Gamma(r) is the window covariogram to solve the boundary problem experienced when
finding the original Ripley's K function... Takes radial components as well as the
width (a) and height (b) in pixels of the image. 

bin2csv(images) - function takes a list of filelocations from glob.glob (asks for the
filtering parameters),then it outputs a csv of the x and y coordinates of 
keypoints for every image in images. For example row 1 contains the x coordinate 
of the keypoints in image 1 and row 2 contains the y coordinates in image 2. 

bin2df(images) takes the images and instead of outputing ans saving a csv, it returns
a pandas dataframe. 

csv2pcf(data, dr) - takes the filename data from a csv produced by bin2csv() and outputs 
non-normalized scale invarient k (cross-corelation) and pcf (pair-correlation) 
statisticaldata from the spatial distribution of the paticles on each micrograph.
(determines wheter the nul-hypothesis of CSR [Complete Spatial Randomness] is 
upheld or voided...)

imgclass(inv_img) -  uses a compressed grayscale image from cvt_color(RGB2GRAY)
returns the im_class and the mean of the pixel intensity histogram of the grayscale
image being analyzed...

septest(p,image) - test the separation power of particles detected while changing the 
scaling factor of set filtering method, will return the particles picked and detected
for each scaling factor input...if if p = range(1,31,2) it will return two arrays
for particles detected at each filter scale. First position of picked lap outlines
the number of particles detected when that the first was used on the laplacian filter.

    1 = LAP (Modified Laplacian Filter), 
    2 = DOG (Normal Difference of Gaussian Filter) 

    Note: Binary filter is more of a morphological filtering technique outlined first in 
    2003 with the algorithm goldfinder (that approach doesn't use scales but intensity 
                                        thresholding)

keypoints2pcf(data_set, dr) is a function that takes the output from csv2pcf , propogates
the error and normalize the resulting pcf data which will be plotted by fitpcf()
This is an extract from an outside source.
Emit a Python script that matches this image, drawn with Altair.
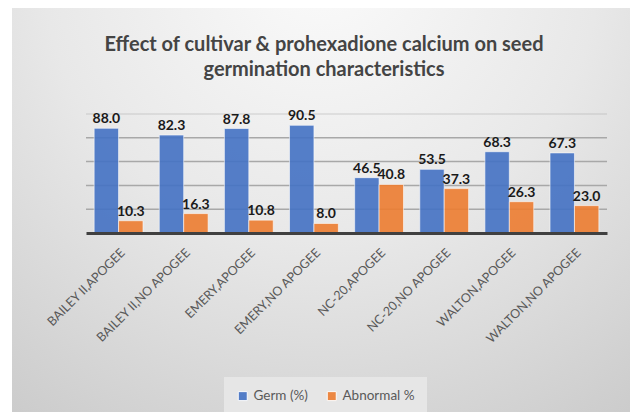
import altair as alt
import pandas as pd

categories = ["BAILEY II,APOGEE", "BAILEY II,NO APOGEE", "EMERY,APOGEE", "EMERY,NO APOGEE",
              "NC-20,APOGEE", "NC-20,NO APOGEE", "WALTON,APOGEE", "WALTON,NO APOGEE"]
germ = [88.0, 82.3, 87.8, 90.5, 46.5, 53.5, 68.3, 67.3]
abnormal = [10.3, 16.3, 10.8, 8.0, 40.8, 37.3, 26.3, 23.0]
series = ["Germ (%)", "Abnormal %"]
colors = ["#4472C4", "#ED7D31"]
grid_ticks = [20, 40, 60, 80, 100]
title_lines = ["Effect of cultivar & prohexadione calcium on seed", "germination characteristics"]

rows = []
for c, g, a in zip(categories, germ, abnormal):
    rows.append({"cat": c, "series": series[0], "value": g})
    rows.append({"cat": c, "series": series[1], "value": a})
df = pd.DataFrame(rows)
grid_df = pd.DataFrame({"v": grid_ticks})
title_df = pd.DataFrame({"t": ["\n".join(title_lines)]})
bg_df = pd.DataFrame({"k": [0]})

W, H = 521, 119

x_enc = alt.X("cat:N", sort=categories, title=None,
              scale=alt.Scale(paddingInner=0.25, paddingOuter=0.125),
              axis=alt.Axis(labelAngle=-45, labelAlign="right", labelBaseline="top",
                            labelPadding=13, labelFont="Lato", labelFontSize=12.5,
                            labelColor="#595959", labelLimit=300, labelOverlap=False,
                            ticks=False, domainColor="#404040", domainWidth=3,
                            grid=False, zindex=1))
y_scale = alt.Scale(domain=[0, 100], nice=False)

bg = alt.Chart(bg_df).mark_rect(
    fill=alt.RadialGradient(
        gradient="radial",
        stops=[alt.GradientStop(color="#fbfbfb", offset=0),
               alt.GradientStop(color="#e8e8e8", offset=0.45),
               alt.GradientStop(color="#c4c4c4", offset=1)],
        x1=0.5, y1=0.1, x2=0.5, y2=0.1, r1=0, r2=1.0),
).encode(x=alt.value(-74), x2=alt.value(544), y=alt.value(-106), y2=alt.value(298))

grid = alt.Chart(grid_df).mark_rule(color="#a8a8a8", strokeWidth=1.5).encode(
    y=alt.Y("v:Q", scale=y_scale, axis=None),
    strokeOpacity=alt.condition(alt.datum.v == 100, alt.value(0.35), alt.value(1.0)),
)

bars = alt.Chart(df).mark_bar(opacity=0.9, stroke="white", strokeOpacity=0.6, strokeWidth=1).encode(
    x=x_enc,
    xOffset=alt.XOffset("series:N", sort=series, scale=alt.Scale(paddingInner=0, paddingOuter=0)),
    y=alt.Y("value:Q", scale=y_scale, axis=None),
    color=alt.Color("series:N", sort=series,
                    scale=alt.Scale(domain=series, range=colors),
                    legend=alt.Legend(title=None, orient="none", legendX=138, legendY=263,
                                      direction="horizontal", symbolType="square",
                                      symbolSize=81, symbolStrokeColor="white",
                                      symbolStrokeWidth=1,
                                      labelFont="Lato", labelFontSize=13.5,
                                      labelColor="#595959", labelOffset=4,
                                      columnPadding=17, padding=12,
                                      fillColor="#e6e6e6")),
)

labels = alt.Chart(df).mark_text(baseline="alphabetic", dy=-5, font="Lato", fontSize=14,
                                 fontWeight="bold", color="#1a1a1a").encode(
    x=alt.X("cat:N", sort=categories),
    xOffset=alt.XOffset("series:N", sort=series),
    y=alt.Y("value:Q", scale=y_scale),
    text=alt.Text("value:Q", format=".1f"),
)

title = alt.Chart(title_df).mark_text(font="Lato", fontSize=20, fontWeight="bold",
                                      color="#444444", align="center", baseline="alphabetic",
                                      lineBreak="\n", lineHeight=25).encode(
    x=alt.value(238), y=alt.value(-63), text="t:N"
)

chart = alt.layer(bg, grid, bars, labels, title).properties(
    width=W, height=H,
    padding={"left": 78, "top": 106, "right": 23, "bottom": 179},
    autosize=alt.AutoSizeParams(type="none"),
    background="white",
).configure_view(stroke=None)

chart.save("out.html", embed_options={"renderer": "svg", "actions": False})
pcf(r, N, p0, p1) is the probability distribution of a CSR related process 
that we will used to fit our normalized version of Philmoneko's PCF diostributtion
for calculating colocolization of immunogold particles on microgrpahs

fitpcf(data) is a function that takes the output of keypoints2pcf (CSV file)
and plots resulting normalized PCF for V30M and CD1 positive controls. **needs
modification if looking to test distributions for more than one set, but note 
resolution of calculation and plot will increase with number of images and 
detected keypoints. That's why out positive control sets were used because they
have an average particle density of 10 - 21 particles per image. Therefore 
the distribution of the colocolization can be easily calculated.